Von der Leyen is requesting a $14 billion boost over current budget plans. The request is facing resistance from Germany’s finance ministry, which has planned a roughly $6.6 billion increase over four years.
Von der Leyen’s office called the current plan “inadequate in view of the huge accumulated needs and required modernization, particularly in the medium term.”
While Germany has slowly increased its defense spending in recent years, the $37 billion budget is only about 1.24 percent of its GDP.
“Germany has the largest economy in Europe, but has been dragging its feet on fixing its scandalous defense problems,” Benitez said. “Part of the problem is political and reflects the willingness of German leaders to consistently inhibit defense spending for the sake of other priorities.”
One obstacle to boosting defense spending could be Trump himself. The U.S. president is deeply unpopular in Germany and appearing to kowtow to Trump’s demands in the form of ramping up military investment could be politically damaging.
In August, Germany’s foreign minister at the time, Sigmar Gabriel, equated answering Trump’s spending demands with “kneeling” in submission.
Little demand for a better force
Another aspect of the country’s reluctance to ramp up military investment is a broad cultural discomfort with the idea of trying to re-establish itself as a military power, which conjures memories of Germany’s defeats in two world wars.
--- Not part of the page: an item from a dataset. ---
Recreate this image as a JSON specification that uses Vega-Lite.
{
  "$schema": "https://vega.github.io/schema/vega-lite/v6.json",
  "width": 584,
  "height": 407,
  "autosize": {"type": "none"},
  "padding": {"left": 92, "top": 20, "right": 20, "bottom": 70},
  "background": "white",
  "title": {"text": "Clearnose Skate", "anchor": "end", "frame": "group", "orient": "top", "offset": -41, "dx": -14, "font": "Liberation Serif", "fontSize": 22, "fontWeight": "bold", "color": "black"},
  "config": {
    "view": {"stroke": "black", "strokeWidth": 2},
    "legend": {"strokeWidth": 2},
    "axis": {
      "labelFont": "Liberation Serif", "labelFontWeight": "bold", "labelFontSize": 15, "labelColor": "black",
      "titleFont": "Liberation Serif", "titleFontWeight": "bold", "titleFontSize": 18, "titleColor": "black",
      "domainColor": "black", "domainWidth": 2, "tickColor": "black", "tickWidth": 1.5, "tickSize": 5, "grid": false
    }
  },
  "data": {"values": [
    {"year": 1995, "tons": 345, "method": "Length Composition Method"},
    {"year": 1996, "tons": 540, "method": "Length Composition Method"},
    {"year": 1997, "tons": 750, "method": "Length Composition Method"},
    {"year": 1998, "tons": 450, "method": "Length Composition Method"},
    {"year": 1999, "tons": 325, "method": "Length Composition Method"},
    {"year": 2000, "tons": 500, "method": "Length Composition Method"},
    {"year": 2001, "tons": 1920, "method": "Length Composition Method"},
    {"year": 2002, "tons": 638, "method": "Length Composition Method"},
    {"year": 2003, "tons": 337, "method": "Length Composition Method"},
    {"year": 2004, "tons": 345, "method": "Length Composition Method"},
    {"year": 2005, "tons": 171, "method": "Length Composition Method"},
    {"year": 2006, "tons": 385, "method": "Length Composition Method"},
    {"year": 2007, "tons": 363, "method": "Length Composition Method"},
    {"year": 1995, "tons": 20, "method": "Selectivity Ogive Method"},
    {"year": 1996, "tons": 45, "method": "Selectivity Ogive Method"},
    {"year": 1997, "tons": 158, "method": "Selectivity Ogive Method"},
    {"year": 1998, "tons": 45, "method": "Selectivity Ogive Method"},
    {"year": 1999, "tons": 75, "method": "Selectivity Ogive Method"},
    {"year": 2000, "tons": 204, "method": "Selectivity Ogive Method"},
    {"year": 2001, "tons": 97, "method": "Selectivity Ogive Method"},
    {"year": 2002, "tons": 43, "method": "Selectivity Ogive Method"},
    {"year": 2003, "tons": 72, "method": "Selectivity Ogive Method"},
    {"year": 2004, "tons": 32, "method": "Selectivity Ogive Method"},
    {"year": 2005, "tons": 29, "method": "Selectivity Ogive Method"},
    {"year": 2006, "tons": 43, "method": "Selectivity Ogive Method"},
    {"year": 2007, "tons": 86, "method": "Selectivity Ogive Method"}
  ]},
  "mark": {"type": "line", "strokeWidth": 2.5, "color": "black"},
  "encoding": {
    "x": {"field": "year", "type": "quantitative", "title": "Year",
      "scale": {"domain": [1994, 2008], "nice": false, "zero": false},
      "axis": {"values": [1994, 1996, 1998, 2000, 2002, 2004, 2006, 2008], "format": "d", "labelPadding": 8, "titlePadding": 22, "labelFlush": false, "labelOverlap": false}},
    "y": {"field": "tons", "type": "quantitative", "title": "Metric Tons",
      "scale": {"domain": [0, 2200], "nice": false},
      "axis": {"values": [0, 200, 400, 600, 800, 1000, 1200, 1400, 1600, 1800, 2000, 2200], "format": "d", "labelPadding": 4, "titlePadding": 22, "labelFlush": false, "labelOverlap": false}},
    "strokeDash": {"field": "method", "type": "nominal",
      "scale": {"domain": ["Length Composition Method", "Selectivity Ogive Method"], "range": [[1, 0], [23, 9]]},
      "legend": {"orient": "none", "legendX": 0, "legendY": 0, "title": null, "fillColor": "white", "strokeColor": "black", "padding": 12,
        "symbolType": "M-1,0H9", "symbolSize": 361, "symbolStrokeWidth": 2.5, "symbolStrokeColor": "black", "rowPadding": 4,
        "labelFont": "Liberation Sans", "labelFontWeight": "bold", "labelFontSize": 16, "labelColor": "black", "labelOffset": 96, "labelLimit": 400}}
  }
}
Once home to some of the world’s most sophisticated military thinkers— 19th century Prussian Gen. Carl von Clausewitz is still required reading for every American general — the Germany of today tends toward pacifism.
A recent survey in Germany by the Pew Research Center found that 51 percent of those polled want defense spending to hold steady, while 13 percent want cuts. Only 32 percent want to increase spending.
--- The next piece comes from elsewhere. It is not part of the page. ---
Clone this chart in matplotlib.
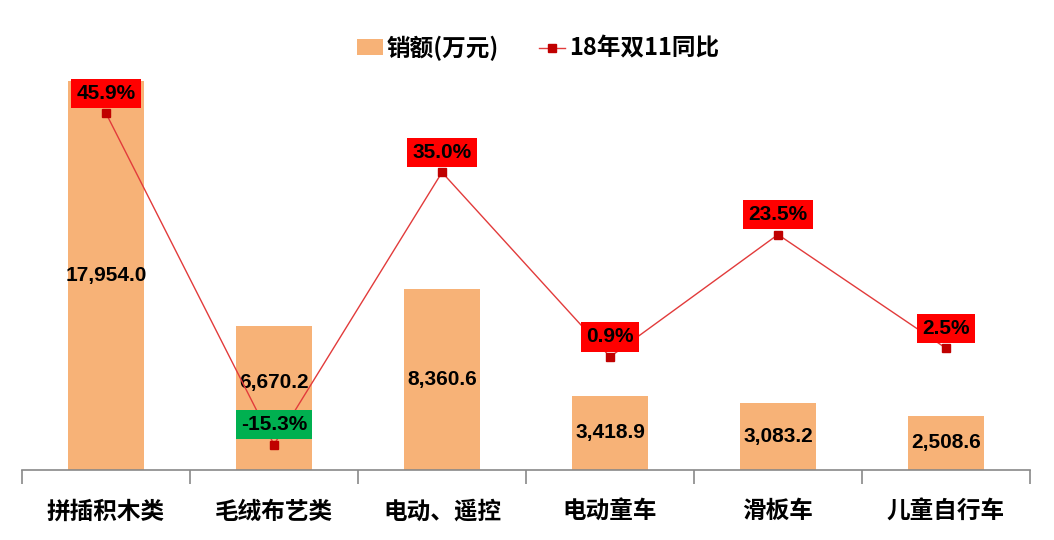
import matplotlib.pyplot as plt
from matplotlib.lines import Line2D
from matplotlib.patches import Patch

plt.rcParams['font.family'] = ['Noto Sans CJK SC', 'DejaVu Sans']

categories = ['拼插积木类', '毛绒布艺类', '电动、遥控', '电动童车', '滑板车', '儿童自行车']
sales = [17954.0, 6670.2, 8360.6, 3418.9, 3083.2, 2508.6]
yoy = [45.9, -15.3, 35.0, 0.9, 23.5, 2.5]
# small manual nudge for the 毛绒布艺类 label so it clears the green box
label_shift = [0, 700, 0, 0, 0, 0]

bar_color = '#F7B277'
num_font = ['Liberation Sans', 'DejaVu Sans']

fig = plt.figure(figsize=(10.54, 5.4), dpi=100)
ax = fig.add_axes([22 / 1054, 70 / 540, 1008 / 1054, 433 / 540])
ax2 = ax.twinx()

x = range(len(categories))
ax.bar(x, sales, width=0.45, color=bar_color, zorder=2)
ax.set_ylim(0, 20000)
ax.set_xlim(-0.5, len(categories) - 0.5)

for i, v in enumerate(sales):
    ax.text(i, v / 2 + label_shift[i], f'{v:,.1f}', ha='center', va='center',
            fontsize=15, fontweight='bold', family=num_font, zorder=5)

ax2.plot(x, yoy, color='#E23B3B', lw=1, marker='s', markersize=6,
         markerfacecolor='#C00000', markeredgecolor='#C00000', zorder=3)
ax2.set_ylim(-20, 60)
for i, v in enumerate(yoy):
    box = '#00B050' if v < 0 else '#FF0000'
    ax2.annotate(f'{v:.1f}%', (i, v), xytext=(0, 20), textcoords='offset pixels',
                 ha='center', va='center', fontsize=15, fontweight='bold',
                 family=num_font, zorder=6,
                 bbox=dict(boxstyle='square,pad=0.25', fc=box, ec='none'))

# axes styling
for a in (ax, ax2):
    for s in ('top', 'right', 'left'):
        a.spines[s].set_visible(False)
    a.set_yticks([])
ax2.spines['bottom'].set_visible(False)
ax.spines['bottom'].set_color('#898989')
ax.spines['bottom'].set_linewidth(1.2)

ax.set_xticks([i - 0.5 for i in range(len(categories) + 1)], minor=False)
ax.set_xticklabels([])
ax.tick_params(axis='x', length=10, color='#898989', width=1.2)
ax.set_xticks(list(x), minor=True)
ax.set_xticklabels(categories, minor=True, fontsize=17, fontweight='bold')
ax.tick_params(axis='x', which='minor', length=0, pad=21)

handles = [Patch(facecolor=bar_color, edgecolor='none'),
           Line2D([], [], color='#E23B3B', lw=1, marker='s', markersize=6,
                  markerfacecolor='#C00000', markeredgecolor='#C00000')]
fig.legend(handles, ['销额(万元)', '18年双11同比'], loc='center',
           bbox_to_anchor=(538 / 1054, 1 - 48 / 540), ncol=2, frameon=False,
           prop={'size': 17, 'weight': 'bold'}, handlelength=1.1,
           handleheight=0.65, handletextpad=0.15, columnspacing=1.7)

fig.savefig('out.png', dpi=100)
There are also bureaucratic obstacles to increasing military expenditures. The Germany defense budget is the only part of the government where any expenditure of over 25 million euros, or about $30 million, requires parliamentary approval. Bureaucratic logjams also have hindered defense procurement.
In early 2019, Germany is slated to lead NATO’s Very High Readiness Joint Task Force, a 5,000-strong unit designed to deploy within days to potential hotspots in Eastern Europe.
Responsibility for leading the task force rotates among alliance members.
German defense ministry documents, obtained by the German Die Welt newspaper, revealed that the brigade slated to deploy on the NATO mission only has nine of the 44 Leopard 2 tanks and three of the 14 Marder armored personnel carriers that are required.
German defense officials have said they are working to address the shortfalls and said the unit will be ready to lead the NATO task force. But the military’s problems run deeper than manning one brigade for a single NATO mission.
“The army’s readiness to deploy has not improved in recent years, but instead has gotten even worse,” Parliamentary Armed Forces Commissioner Hans-Peter Bartels said in February upon release of an annual report on the state of the armed forces.